Sunday, October 15, 2023

Love is Stumbled on Through Loving

 


I did not feel like reading poetry this weekend. The world was not a loving place this week.

But I wanted to read. So I went to a French translation of Dante’s “La Divine Comédie” and started at the beginning with “L’enfer”.

But could not continue for long.

Then I recalled that the once forgotten English poet, William Blake, was also an engraver who was working on illustrations of Dante’s Divine Comedy as his last work before his death in 1827. So, I opted to read pages from Blake remembering a statement of him that had stayed with me during any creative process I spent my past 50 years in pursuit.

He said:

“If the doors of perception were cleansed everything would appear to man as it is, infinite."

Perception, consciousness and apprehension.
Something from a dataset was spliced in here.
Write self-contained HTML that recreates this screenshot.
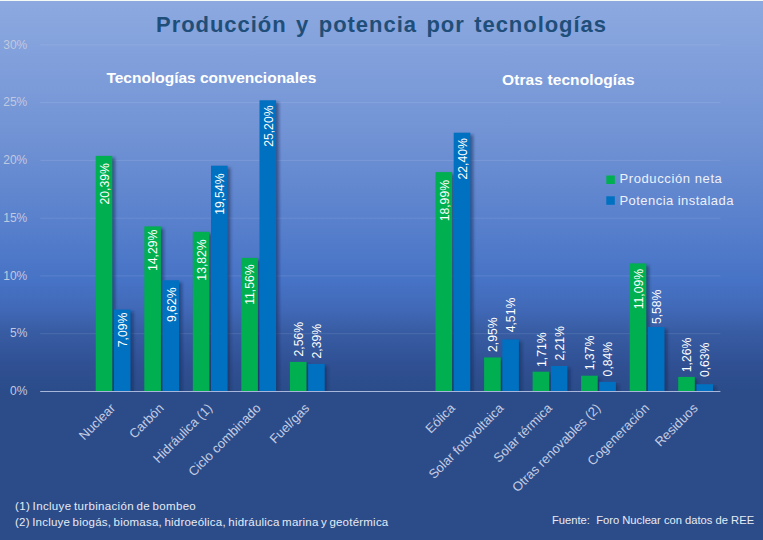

Over the years, I have considered these dimensions as the three legs of the stool upon which an artist rest, and where a scientist aspires to distill all complex questions faced.

Yet, the doors of perception are often closed, locked tight, or turned opaque. But when cleansed or open, thinking that through these doors the infiniteness of everything can be experienced is perhaps what Béatrice showed to Dante after his descent to Inferno and passage through the terraces of Purgatorio.

So, I leafed through some of Blake’s poem. To my delight, given my initial inclination to read Dante, I found a poem I had not read before entitled “The Marriage of Heaven and Hell”. At first lecture, it seems an abstract poem or series of thoughts. Until one gets to the line

“Roses are planted where thorns grow”

I stopped for a while thinking about that line. Was Blake looking though the cleansed doors of perception? Or was he lamenting upon human nature?

Perhaps the answer is in the following stanzas:

Then the perilous path was planted:
And a river, and a spring
On every cliff and tomb;
And on the bleached bones
Red clay brought forth.

Till the villain left the paths of ease,
To walk in perilous paths, and drive
The just man into barren climes.

These almost sound like what Virgil could have said to Dante during his descent to hell. And secretively, I found the short poem by Blake more to the point, faster. How delightful was his choice of the poem’s title!

 ... I did not feel like reading poetry this weekend, but I did. Perhaps in hope of that infinite Blake was urging us to discover.